OK, so you've defined your message. Now you have to deliver it. This is where the congressional staffers come in. It's critical to establish good relationships with the staffers you need to work with. They are the gatekeepers, and they decide what's worth their congressperson's time and attention. Don't be deceived: Just because most staffers are young (typically under 30) doesn't mean they're just glorified clerical help. In fact, they can wield a lot of power.

"Don't ever, ever tick off a congressional staffer," cautions Janie Emerson, a national director of the Public Policy Council for the National Association of Women Business Owners. "Always treat them with respect. They can be a wonderful resource and an ally. Make them your friend." The simplest way to find the right staffer is to call your member's Washington office and ask which legislative assistant handles the issue you're interested in. If you think that only face-time with your congressperson will do, ask to speak with the scheduler.

Frances Nevarez, 41, founder and president of \PowerUp!, a 7-year-old San Jose, California, software and technical training company, has lobbied before the House of Representatives on an issue near and dear to her heart: SBA certification. Nevarez learned a lot from her experience. "I found the member's staff to be critical," she says. "When I go see them, I'm prepared with supporting documents, but I make my presentation very brief. I keep it short and to the point."

Once you know whom to contact, there are a few simple rules to follow:

1. Put your address on all correspondence. Members need to know where your business is. If you have more than one issue to discuss, send separate letters on each one. One issue per letter is the rule since different people in your congressperson's office follow different issues. Ask for a response acknowledging your request so you can track your progress.

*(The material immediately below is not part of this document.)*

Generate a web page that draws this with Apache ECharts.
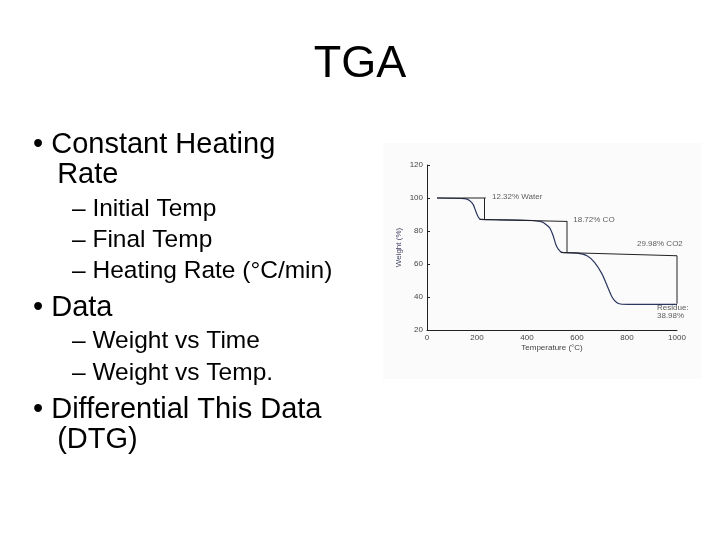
<!DOCTYPE html><html><head><meta charset="utf-8"><script src="https://cdn.jsdelivr.net/npm/echarts@6/dist/echarts.min.js"></script>
<style>html,body{margin:0;background:#fff}#c{width:720px;height:540px}</style></head><body><div id="c"></div><script>
const title="TGA";
const bullets=[["• Constant Heating",0,145],["   Rate",0,175],["– Initial Temp",1,210],["– Final Temp",1,241],["– Heating Rate (°C/min)",1,272],["• Data",0,308],["– Weight vs Time",1,342],["– Weight vs Temp.",1,374],["• Differential This Data",0,410],["   (DTG)",0,440]];
const temps=[40,150,170,185,195,205,215,300,400,460,490,505,515,525,540,600,640,670,700,720,740,760,780,850,1000];
const weight=[100,99.6,98.5,96,92,88.5,87,86.8,86.5,85.5,82,77,72,69,67,66.6,65,61,54,47,40,36.5,35.6,35.5,35.5];
const brackets=[[[40,100],[235,100]],[[230,100],[230,87]],[[210,87],[560,85.8]],[[560,86],[560,67]],[[535,67],[1000,65]],[[1000,65],[1000,36]]];
const notes=[[240,101,"12.32% Water"],[565,86.5,"18.72% CO"],[820,72,"29.98% CO2"],[900,31,"Residue:\n38.98%"]];
const xTicks=[0,200,400,600,800,1000],yTicks=[20,40,60,80,100,120];
const ch=echarts.init(document.getElementById('c'));
const g=[{type:'text',left:'center',top:42,style:{text:title,font:'45px "Liberation Sans"',fill:'#000'}}];
bullets.forEach(b=>g.push({type:'text',left:b[1]?72:33,top:b[2]-(b[1]?13:15),style:{text:b[0],font:(b[1]?'24.5px':'29px')+' "Liberation Sans"',fill:'#000'}}));
g.push({type:'rect',shape:{x:383,y:143,width:318,height:236},style:{fill:'#fbfbfb'},z:-1});
const ser=[{type:'line',data:temps.map((t,i)=>[t,weight[i]]),smooth:0.2,symbol:'none',lineStyle:{color:'#2a3560',width:1.2}}];
brackets.forEach(b=>ser.push({type:'line',data:b,symbol:'none',lineStyle:{color:'#222',width:1}}));
ser.push({type:'scatter',symbolSize:0,data:notes.map(n=>({value:[n[0],n[1]],label:{show:true,formatter:n[2],position:'right',fontSize:8,color:'#333',fontFamily:'Liberation Sans'}}))});
ch.setOption({animation:false,graphic:g,grid:{left:427,right:43,top:165,bottom:210},
xAxis:{type:'value',min:0,max:1000,interval:200,name:'Temperature (°C)',nameLocation:'middle',nameGap:14,nameTextStyle:{fontSize:8,color:'#444'},axisLabel:{fontSize:8,color:'#444',margin:4,formatter:v=>String(v)},axisLine:{lineStyle:{color:'#222'}},axisTick:{show:false},splitLine:{show:false}},
yAxis:{type:'value',min:20,max:120,interval:20,name:'Weight (%)',nameLocation:'middle',nameGap:24,nameTextStyle:{fontSize:8,color:'#446'},axisLabel:{fontSize:8,color:'#444',margin:4},axisLine:{show:true,lineStyle:{color:'#222'}},axisTick:{show:true,length:3,inside:true},splitLine:{show:false}},
series:ser});
</script></body></html>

Forget postcard campaigns; staffers pay little attention to them. Congressional offices are small and space is limited, so piles of papers got tossed daily.

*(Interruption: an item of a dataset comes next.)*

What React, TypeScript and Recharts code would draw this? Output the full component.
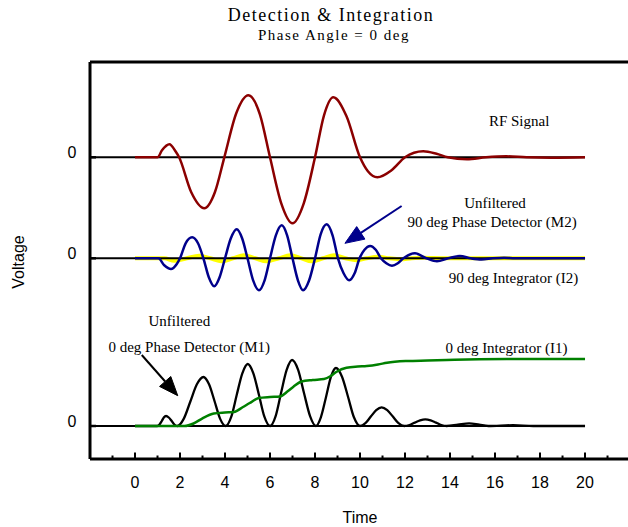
import { LineChart, Line, XAxis, YAxis, ReferenceLine, ReferenceDot } from 'recharts';

const SERIF = '"Liberation Serif", "Times New Roman", serif';
const SANS = '"Liberation Sans", Arial, sans-serif';

// Axes
const TIME_DOMAIN: [number, number] = [-2, 21.91];
const TIME_TICKS = [-1, 0, 1, 2, 3, 4, 5, 6, 7, 8, 9, 10, 11, 12, 13, 14, 15, 16, 17, 18, 19, 20, 21];
const VOLT_DOMAIN: [number, number] = [0, 397];

// zero level of each channel on the shared voltage axis
const RF_ZERO = 301.7;
const M2_ZERO = 200.7;
const M1_ZERO = 33;
const TRACE_END = [-2, 20];

// RF signal
const rfTime = [0, 1.0, 1.2, 1.53, 1.8, 1.96, 2.5, 3.08, 3.55, 3.97, 4.5, 5.04, 5.55, 6.0, 6.5, 7.0, 7.5, 8.0, 8.4, 8.81, 9.4, 10.0, 10.35, 10.77, 11.4, 12.0, 12.4, 12.81, 13.4, 13.9, 14.75, 15.6, 16.5, 17.4, 18.5, 20];
const rfVolt = [0, 0, 7, 13, 6, 0, -35, -51, -35, 0, 44, 62, 43, 0, -46, -66, -46, 0, 42, 60, 41, 0, -14, -20, -13, 0, 4.5, 6, 3.5, 0, -2, 0, 1, 0, -0.4, 0];

// Unfiltered 90 deg phase detector (M2)
const m2Time = [0, 1.04, 1.3, 1.6, 1.85, 2.0, 2.25, 2.54, 2.8, 3.04, 3.28, 3.52, 3.76, 4.0, 4.26, 4.52, 4.76, 5.0, 5.25, 5.51, 5.76, 6.0, 6.26, 6.52, 6.76, 7.0, 7.24, 7.47, 7.74, 8.0, 8.25, 8.52, 8.78, 9.02, 9.27, 9.52, 9.76, 9.98, 10.2, 10.45, 10.7, 10.93, 11.17, 11.42, 11.68, 11.93, 12.44, 12.95, 13.42, 13.92, 14.44, 14.92, 15.4, 15.9, 16.4, 16.9, 20];
const m2Volt = [0, 0, -7, -10.7, -6, 0, 15, 21, 15, 0, -19, -28, -19, 0, 20, 29, 20, 0, -22, -32, -22, 0, 23, 33, 23, 0, -22, -32, -22, 0, 24, 34, 23, 0, -15, -22, -15, 0, 8.5, 12.3, 8.5, 0, -5, -7.4, -5, 0, 5, 0, -3, 0, 2.3, 0, -1.2, 0, 0.6, 0, 0];

// 90 deg integrator (I2)
const i2Time = [0, 1.3, 1.75, 2.3, 2.85, 3.35, 3.85, 4.35, 4.85, 5.35, 5.85, 6.4, 6.9, 7.4, 7.85, 8.35, 8.85, 9.35, 9.85, 10.3, 10.8, 11.3, 11.8, 12.3, 12.8, 13.8, 20];
const i2Volt = [0, 0, -2.5, 0, 2.5, 0, -3, 0, 3, 0, -3, 0, 3, 0, -3, 0, 3, 0, -2, 0, 1.5, 0, -1, 0, 0.5, 0, 0];

// Unfiltered 0 deg phase detector (M1)
const m1Time = [
  0, 0.99, 1.09, 1.19, 1.28, 1.38, 1.5, 1.63, 1.75, 1.88,
  2.17, 2.46, 2.75, 3.04, 3.29, 3.54, 3.78, 4.03,
  4.28, 4.52, 4.77, 5.01, 5.26, 5.51, 5.75, 6.0,
  6.25, 6.49, 6.74, 6.98, 7.25, 7.51, 7.78, 8.04,
  8.26, 8.49, 8.71, 8.93, 9.2, 9.47, 9.73, 10.0,
  10.24, 10.48, 10.72, 10.96, 11.21, 11.46, 11.71, 11.96,
  12.2, 12.43, 12.67, 12.9, 13.14, 13.38, 13.61, 13.85,
  14.35, 14.85, 15.3, 15.7, 16.8, 17.7, 20,
];
const m1Volt = [
  0, 0, 1.5, 5, 8.5, 10, 8.5, 5, 1.5, 0,
  7.4, 24.5, 41.7, 49, 41.7, 24.5, 7.4, 0,
  9.3, 31, 52.7, 62, 52.7, 31, 9.3, 0,
  9.9, 33, 56.1, 66, 56.1, 33, 9.9, 0,
  8.7, 29, 49.3, 58, 49.3, 29, 8.7, 0,
  2.8, 9.4, 15.9, 18.7, 15.9, 9.4, 2.8, 0,
  1, 3.4, 5.7, 6.7, 5.7, 3.4, 1, 0,
  1.4, 2.7, 1.3, 0, 0.8, 0, 0,
];

// 0 deg integrator (I1)
const i1Time = [0, 2.2, 2.6, 3.0, 3.5, 4.0, 4.4, 4.8, 5.1, 5.5, 6.0, 6.44, 6.8, 7.04, 7.4, 7.9, 8.4, 8.7, 8.96, 9.4, 9.9, 10.3, 10.8, 11.2, 12.1, 13.0, 13.85, 15.3, 17, 20];
const i1Volt = [0, 0, 2.5, 7.7, 12.5, 13.5, 14, 19, 23, 28, 29, 29.5, 35, 39.3, 44.5, 46, 47, 50, 54.3, 58.3, 59.5, 60, 61.5, 63.3, 65, 65.5, 66, 66.7, 67, 67];

// annotations (time, voltage on shared axis)
const NOTES = [
  { text: 'RF Signal', t: 17.07, v: 337.7 },
  { text: 'Unfiltered', t: 16.0, v: 256.5 },
  { text: '90 deg Phase Detector (M2)', t: 15.87, v: 237.3 },
  { text: '90 deg Integrator (I2)', t: 16.82, v: 180.7 },
  { text: 'Unfiltered', t: 1.97, v: 137.7 },
  { text: '0 deg Phase Detector (M1)', t: 2.41, v: 111.8 },
  { text: '0 deg Integrator (I1)', t: 16.51, v: 110.7 },
];

const ARROWS = [
  { from: { t: 11.85, v: 253 }, to: { t: 9.33, v: 215.7 }, color: '#00008B' },
  { from: { t: 0.3, v: 104 }, to: { t: 1.9, v: 63.3 }, color: '#000000' },
];

const series = (time: number[], volt: number[], zero: number) =>
  time.map((t, i) => ({ t, v: zero + volt[i] }));

const flat = (zero: number) => TRACE_END.map((t) => ({ t, v: zero }));

const rfData = series(rfTime, rfVolt, RF_ZERO);
const m2Data = series(m2Time, m2Volt, M2_ZERO);
const i2Data = series(i2Time, i2Volt, M2_ZERO);
const m1Data = series(m1Time, m1Volt, M1_ZERO);
const i1Data = series(i1Time, i1Volt, M1_ZERO);

const TimeTick = (props: any) => {
  const { x, y, payload } = props;
  const val = payload.value;
  const major = val % 2 === 0;
  return (
    <g>
      <line x1={x} x2={x} y1={y} y2={y - (major ? 6.5 : 3.5)} stroke="#000" strokeWidth={2} />
      {major && val >= 0 && val <= 20 && (
        <text x={x} y={y + 29} textAnchor="middle" fontFamily={SANS} fontSize={16} fill="#000">
          {val}
        </text>
      )}
    </g>
  );
};

const ZeroTick = (props: any) => {
  const { x, y } = props;
  return (
    <g>
      <line x1={x} x2={x + 6} y1={y} y2={y} stroke="#000" strokeWidth={2.5} />
      <text x={x - 18} y={y + 1} textAnchor="middle" fontFamily={SANS} fontSize={16} fill="#000">
        0
      </text>
    </g>
  );
};

const arrowShape = (color: string) => (p: any) => {
  const { x1, y1, x2, y2 } = p;
  const dx = x2 - x1;
  const dy = y2 - y1;
  const len = Math.hypot(dx, dy) || 1;
  const ux = dx / len;
  const uy = dy / len;
  const head = 19;
  const half = 7.5;
  const bx = x2 - ux * head;
  const by = y2 - uy * head;
  const pts = `${x2},${y2} ${bx - uy * half},${by + ux * half} ${bx + uy * half},${by - ux * half}`;
  return (
    <g>
      <line x1={x1} y1={y1} x2={bx} y2={by} stroke={color} strokeWidth={2} />
      <polygon points={pts} fill={color} stroke={color} strokeWidth={1} />
    </g>
  );
};

const noteShape = (text: string) => (p: any) => (
  <text x={p.cx} y={p.cy + 5} textAnchor="middle" fontFamily={SERIF} fontSize={15} fill="#000">
    {text}
  </text>
);

export default function App() {
  return (
    <div style={{ position: 'absolute', left: 0, top: 0, width: 628, height: 527, background: '#fff' }}>
      <LineChart width={628} height={527} margin={{ top: 62, right: 0, bottom: 0, left: 0 }}>
        <XAxis
          type="number"
          dataKey="t"
          domain={TIME_DOMAIN}
          ticks={TIME_TICKS}
          interval={0}
          height={68}
          tickLine={false}
          tickSize={0}
          tickMargin={0}
          axisLine={{ stroke: '#000', strokeWidth: 3 }}
          tick={(p: any) => <TimeTick {...p} />}
        />
        <YAxis
          type="number"
          dataKey="v"
          domain={VOLT_DOMAIN}
          ticks={[M1_ZERO, M2_ZERO, RF_ZERO]}
          interval={0}
          width={90}
          tickLine={false}
          tickSize={0}
          tickMargin={0}
          axisLine={{ stroke: '#000', strokeWidth: 3 }}
          tick={(p: any) => <ZeroTick {...p} />}
        />
        <ReferenceLine y={VOLT_DOMAIN[1]} stroke="#000" strokeWidth={3} />

        <Line data={i2Data} dataKey="v" type="monotone" stroke="#FFFF00" strokeWidth={4} dot={false} isAnimationActive={false} />
        <Line data={flat(RF_ZERO)} dataKey="v" type="linear" stroke="#000" strokeWidth={2} dot={false} isAnimationActive={false} />
        <Line data={flat(M2_ZERO)} dataKey="v" type="linear" stroke="#000" strokeWidth={2} dot={false} isAnimationActive={false} />
        <Line data={flat(M1_ZERO)} dataKey="v" type="linear" stroke="#000" strokeWidth={2} dot={false} isAnimationActive={false} />
        <Line data={rfData} dataKey="v" type="monotone" stroke="#8B0000" strokeWidth={2.5} dot={false} isAnimationActive={false} />
        <Line data={m2Data} dataKey="v" type="monotone" stroke="#00008B" strokeWidth={2.5} dot={false} isAnimationActive={false} />
        <Line data={m1Data} dataKey="v" type="monotone" stroke="#000" strokeWidth={2.3} dot={false} isAnimationActive={false} />
        <Line data={i1Data} dataKey="v" type="monotone" stroke="#008000" strokeWidth={2.5} dot={false} isAnimationActive={false} />

        {ARROWS.map((a, i) => (
          <ReferenceLine
            key={`arrow-${i}`}
            segment={[{ x: a.from.t, y: a.from.v }, { x: a.to.t, y: a.to.v }]}
            shape={arrowShape(a.color)}
          />
        ))}
        {NOTES.map((n, i) => (
          <ReferenceDot key={`note-${i}`} x={n.t} y={n.v} r={0} shape={noteShape(n.text)} />
        ))}
      </LineChart>

      <svg width={628} height={527} style={{ position: 'absolute', left: 0, top: 0, pointerEvents: 'none' }}>
        <text x={331} y={21} textAnchor="middle" fontFamily={SERIF} fontSize={18} letterSpacing={1.5} fill="#000">
          Detection &amp; Integration
        </text>
        <text x={334} y={40} textAnchor="middle" fontFamily={SERIF} fontSize={15} letterSpacing={1.5} fill="#000">
          Phase Angle = 0 deg
        </text>
        <text x={18} y={262} transform="rotate(-90 18 262)" textAnchor="middle" dominantBaseline="central" fontFamily={SANS} fontSize={16} fill="#000">
          Voltage
        </text>
        <text x={360} y={523} textAnchor="middle" fontFamily={SANS} fontSize={16} fill="#000">
          Time
        </text>
      </svg>
    </div>
  );
}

2. Start locally. The best place to launch your lobbying effort is the one most often overlooked: your member's district office. This home office is an underutilized asset staffed with trained people to help you. Unlike in Washington, the pace is slower and the atmosphere more relaxed. So don't make the mistake of thinking a trip to the nation's capital is absolutely necessary. "DC is so crazy; you can have a much more in-depth meeting on your issue with a staffer in the district office," says Vance.

When you contact the district office, ask for an appointment with the field representative or case worker who handles your issue. If possible, go armed with relevant clips from local newspapers. And always remember to offer a compelling reason why your representative should care about your issue.

House and Senate members travel back to their districts quite often. That means the chances of meeting them on their home turf are reasonable. Members are approachable at Rotary Club "rubber chicken circuit" lunches and Little League pancake breakfasts. Town-hall meetings sponsored by your representative are generally well-advertised and usually open to all.

In addition, members often have open hours in their district office a few times each month, specifically to see constituents. Take advantage of that time.

3. Make yourself visible. Howard Sherman, 30, co-founder of an Old Bridge, New Jersey, ISP, has lobbied the Federal Communications Commission and advises entrepreneurs to get their name out. "Whenever you attend a function, wear a badge with your name and your company's name on it," says Sherman. "You have to keep building a presence and then maintain it."

A little imagination can get you some face-to-face contact with your lawmaker. Michael Flanagan, who was a representative for Chicago in the mid-'90s, is now a consultant and Washington, DC, lobbyist. He says inviting your congresspeople to visit your business or take a company tour is an excellent way to get their ear. "If I were a small-business owner, I'd invite my congressperson to come see my business," says Flanagan. "Most members have a great interest in what goes on in their district." Vance suggests coming up with an award for a member, complete with a ceremony.

When it comes to pitching your message, be positive and try to leave politics at the door. That said, contributing to a member's campaign helps you get attention. Even a small contribution gets you on the donor list. Says Emerson, "This lays the groundwork for you. And forget your party affiliation. Contribute to all your representatives' campaigns; even after they win, they need the money to retire their campaign debt, and it gets you on the list."